#### Required task
Each line of the material must be returned exactly.

#### Given data
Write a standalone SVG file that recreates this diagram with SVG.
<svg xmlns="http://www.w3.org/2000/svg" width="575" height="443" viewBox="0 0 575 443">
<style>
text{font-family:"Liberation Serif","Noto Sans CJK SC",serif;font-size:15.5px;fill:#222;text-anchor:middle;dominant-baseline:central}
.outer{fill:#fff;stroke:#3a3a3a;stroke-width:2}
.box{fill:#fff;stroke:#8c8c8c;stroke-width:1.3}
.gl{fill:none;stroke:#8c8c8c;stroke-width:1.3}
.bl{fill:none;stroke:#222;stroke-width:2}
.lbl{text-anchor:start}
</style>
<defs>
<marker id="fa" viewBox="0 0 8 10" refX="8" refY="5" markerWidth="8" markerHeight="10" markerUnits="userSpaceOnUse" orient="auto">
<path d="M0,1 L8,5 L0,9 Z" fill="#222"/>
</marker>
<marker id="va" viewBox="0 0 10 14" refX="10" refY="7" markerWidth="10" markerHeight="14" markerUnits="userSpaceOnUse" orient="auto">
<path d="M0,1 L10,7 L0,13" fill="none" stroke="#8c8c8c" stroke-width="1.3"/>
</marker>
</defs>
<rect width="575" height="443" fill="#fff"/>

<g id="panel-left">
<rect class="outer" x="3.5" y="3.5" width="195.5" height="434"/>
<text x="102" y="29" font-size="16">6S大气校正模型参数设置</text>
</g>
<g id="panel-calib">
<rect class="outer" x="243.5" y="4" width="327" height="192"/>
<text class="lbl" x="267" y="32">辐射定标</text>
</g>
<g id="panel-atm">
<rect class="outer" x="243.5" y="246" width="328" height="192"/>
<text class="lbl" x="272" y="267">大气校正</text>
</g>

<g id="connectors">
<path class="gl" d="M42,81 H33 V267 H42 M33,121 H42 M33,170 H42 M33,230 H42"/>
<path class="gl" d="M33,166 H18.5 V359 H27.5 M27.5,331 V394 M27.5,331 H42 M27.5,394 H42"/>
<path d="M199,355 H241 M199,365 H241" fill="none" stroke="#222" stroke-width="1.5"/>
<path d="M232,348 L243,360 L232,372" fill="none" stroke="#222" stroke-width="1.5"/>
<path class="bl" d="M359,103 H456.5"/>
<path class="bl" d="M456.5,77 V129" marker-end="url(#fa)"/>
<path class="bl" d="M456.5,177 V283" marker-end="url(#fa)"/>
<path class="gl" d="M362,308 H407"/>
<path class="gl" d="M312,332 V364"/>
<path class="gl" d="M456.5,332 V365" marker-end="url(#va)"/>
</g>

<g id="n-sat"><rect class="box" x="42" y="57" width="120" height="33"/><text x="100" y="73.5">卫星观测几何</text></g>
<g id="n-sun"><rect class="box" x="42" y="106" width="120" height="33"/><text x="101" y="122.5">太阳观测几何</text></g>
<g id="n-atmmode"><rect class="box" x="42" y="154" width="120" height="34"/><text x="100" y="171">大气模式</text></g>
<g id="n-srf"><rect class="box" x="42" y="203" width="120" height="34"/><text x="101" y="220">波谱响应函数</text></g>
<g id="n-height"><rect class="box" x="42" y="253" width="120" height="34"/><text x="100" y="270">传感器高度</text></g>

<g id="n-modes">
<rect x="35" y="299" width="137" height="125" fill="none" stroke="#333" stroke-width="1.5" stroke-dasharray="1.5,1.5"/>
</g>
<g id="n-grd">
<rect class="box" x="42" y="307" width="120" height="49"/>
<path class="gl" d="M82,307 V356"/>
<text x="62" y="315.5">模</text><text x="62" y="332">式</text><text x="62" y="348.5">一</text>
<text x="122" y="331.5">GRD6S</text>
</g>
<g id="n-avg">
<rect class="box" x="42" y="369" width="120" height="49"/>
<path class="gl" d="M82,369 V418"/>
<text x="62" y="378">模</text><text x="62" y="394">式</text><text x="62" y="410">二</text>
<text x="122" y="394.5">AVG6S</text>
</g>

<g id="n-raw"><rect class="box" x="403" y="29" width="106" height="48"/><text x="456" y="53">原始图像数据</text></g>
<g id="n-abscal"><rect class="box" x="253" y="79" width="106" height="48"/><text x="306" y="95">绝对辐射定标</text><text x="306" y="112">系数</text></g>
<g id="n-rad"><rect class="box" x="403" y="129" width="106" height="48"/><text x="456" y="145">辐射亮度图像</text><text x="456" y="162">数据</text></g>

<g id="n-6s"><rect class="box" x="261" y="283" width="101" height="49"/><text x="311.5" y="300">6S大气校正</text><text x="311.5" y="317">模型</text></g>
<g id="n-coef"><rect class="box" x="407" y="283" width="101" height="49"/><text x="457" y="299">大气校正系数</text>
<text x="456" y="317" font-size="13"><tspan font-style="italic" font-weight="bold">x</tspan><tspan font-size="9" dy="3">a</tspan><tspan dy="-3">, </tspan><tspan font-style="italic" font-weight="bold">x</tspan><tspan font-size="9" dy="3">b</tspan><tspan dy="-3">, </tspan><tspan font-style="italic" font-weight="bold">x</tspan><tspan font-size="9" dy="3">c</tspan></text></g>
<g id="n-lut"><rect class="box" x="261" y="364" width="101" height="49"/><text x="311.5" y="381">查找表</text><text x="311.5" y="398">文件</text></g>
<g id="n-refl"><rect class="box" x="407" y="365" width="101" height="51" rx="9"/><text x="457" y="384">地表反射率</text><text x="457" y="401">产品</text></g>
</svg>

#### Task output
Write a standalone SVG file that recreates this diagram with SVG.
<svg xmlns="http://www.w3.org/2000/svg" width="575" height="443" viewBox="0 0 575 443">
<style>
text{font-family:"Liberation Serif","Noto Sans CJK SC",serif;font-size:15.5px;fill:#222;text-anchor:middle;dominant-baseline:central}
.outer{fill:#fff;stroke:#3a3a3a;stroke-width:2}
.box{fill:#fff;stroke:#8c8c8c;stroke-width:1.3}
.gl{fill:none;stroke:#8c8c8c;stroke-width:1.3}
.bl{fill:none;stroke:#222;stroke-width:2}
.lbl{text-anchor:start}
</style>
<defs>
<marker id="fa" viewBox="0 0 8 10" refX="8" refY="5" markerWidth="8" markerHeight="10" markerUnits="userSpaceOnUse" orient="auto">
<path d="M0,1 L8,5 L0,9 Z" fill="#222"/>
</marker>
<marker id="va" viewBox="0 0 10 14" refX="10" refY="7" markerWidth="10" markerHeight="14" markerUnits="userSpaceOnUse" orient="auto">
<path d="M0,1 L10,7 L0,13" fill="none" stroke="#8c8c8c" stroke-width="1.3"/>
</marker>
</defs>
<rect width="575" height="443" fill="#fff"/>

<g id="panel-left">
<rect class="outer" x="3.5" y="3.5" width="195.5" height="434"/>
<text x="102" y="29" font-size="16">6S大气校正模型参数设置</text>
</g>
<g id="panel-calib">
<rect class="outer" x="243.5" y="4" width="327" height="192"/>
<text class="lbl" x="267" y="32">辐射定标</text>
</g>
<g id="panel-atm">
<rect class="outer" x="243.5" y="246" width="328" height="192"/>
<text class="lbl" x="272" y="267">大气校正</text>
</g>

<g id="connectors">
<path class="gl" d="M42,81 H33 V267 H42 M33,121 H42 M33,170 H42 M33,230 H42"/>
<path class="gl" d="M33,166 H18.5 V359 H27.5 M27.5,331 V394 M27.5,331 H42 M27.5,394 H42"/>
<path d="M199,355 H241 M199,365 H241" fill="none" stroke="#222" stroke-width="1.5"/>
<path d="M232,348 L243,360 L232,372" fill="none" stroke="#222" stroke-width="1.5"/>
<path class="bl" d="M359,103 H456.5"/>
<path class="bl" d="M456.5,77 V129" marker-end="url(#fa)"/>
<path class="bl" d="M456.5,177 V283" marker-end="url(#fa)"/>
<path class="gl" d="M362,308 H407"/>
<path class="gl" d="M312,332 V364"/>
<path class="gl" d="M456.5,332 V365" marker-end="url(#va)"/>
</g>

<g id="n-sat"><rect class="box" x="42" y="57" width="120" height="33"/><text x="100" y="73.5">卫星观测几何</text></g>
<g id="n-sun"><rect class="box" x="42" y="106" width="120" height="33"/><text x="101" y="122.5">太阳观测几何</text></g>
<g id="n-atmmode"><rect class="box" x="42" y="154" width="120" height="34"/><text x="100" y="171">大气模式</text></g>
<g id="n-srf"><rect class="box" x="42" y="203" width="120" height="34"/><text x="101" y="220">波谱响应函数</text></g>
<g id="n-height"><rect class="box" x="42" y="253" width="120" height="34"/><text x="100" y="270">传感器高度</text></g>

<g id="n-modes">
<rect x="35" y="299" width="137" height="125" fill="none" stroke="#333" stroke-width="1.5" stroke-dasharray="1.5,1.5"/>
</g>
<g id="n-grd">
<rect class="box" x="42" y="307" width="120" height="49"/>
<path class="gl" d="M82,307 V356"/>
<text x="62" y="315.5">模</text><text x="62" y="332">式</text><text x="62" y="348.5">一</text>
<text x="122" y="331.5">GRD6S</text>
</g>
<g id="n-avg">
<rect class="box" x="42" y="369" width="120" height="49"/>
<path class="gl" d="M82,369 V418"/>
<text x="62" y="378">模</text><text x="62" y="394">式</text><text x="62" y="410">二</text>
<text x="122" y="394.5">AVG6S</text>
</g>

<g id="n-raw"><rect class="box" x="403" y="29" width="106" height="48"/><text x="456" y="53">原始图像数据</text></g>
<g id="n-abscal"><rect class="box" x="253" y="79" width="106" height="48"/><text x="306" y="95">绝对辐射定标</text><text x="306" y="112">系数</text></g>
<g id="n-rad"><rect class="box" x="403" y="129" width="106" height="48"/><text x="456" y="145">辐射亮度图像</text><text x="456" y="162">数据</text></g>

<g id="n-6s"><rect class="box" x="261" y="283" width="101" height="49"/><text x="311.5" y="300">6S大气校正</text><text x="311.5" y="317">模型</text></g>
<g id="n-coef"><rect class="box" x="407" y="283" width="101" height="49"/><text x="457" y="299">大气校正系数</text>
<text x="456" y="317" font-size="13"><tspan font-style="italic" font-weight="bold">x</tspan><tspan font-size="9" dy="3">a</tspan><tspan dy="-3">, </tspan><tspan font-style="italic" font-weight="bold">x</tspan><tspan font-size="9" dy="3">b</tspan><tspan dy="-3">, </tspan><tspan font-style="italic" font-weight="bold">x</tspan><tspan font-size="9" dy="3">c</tspan></text></g>
<g id="n-lut"><rect class="box" x="261" y="364" width="101" height="49"/><text x="311.5" y="381">查找表</text><text x="311.5" y="398">文件</text></g>
<g id="n-refl"><rect class="box" x="407" y="365" width="101" height="51" rx="9"/><text x="457" y="384">地表反射率</text><text x="457" y="401">产品</text></g>
</svg>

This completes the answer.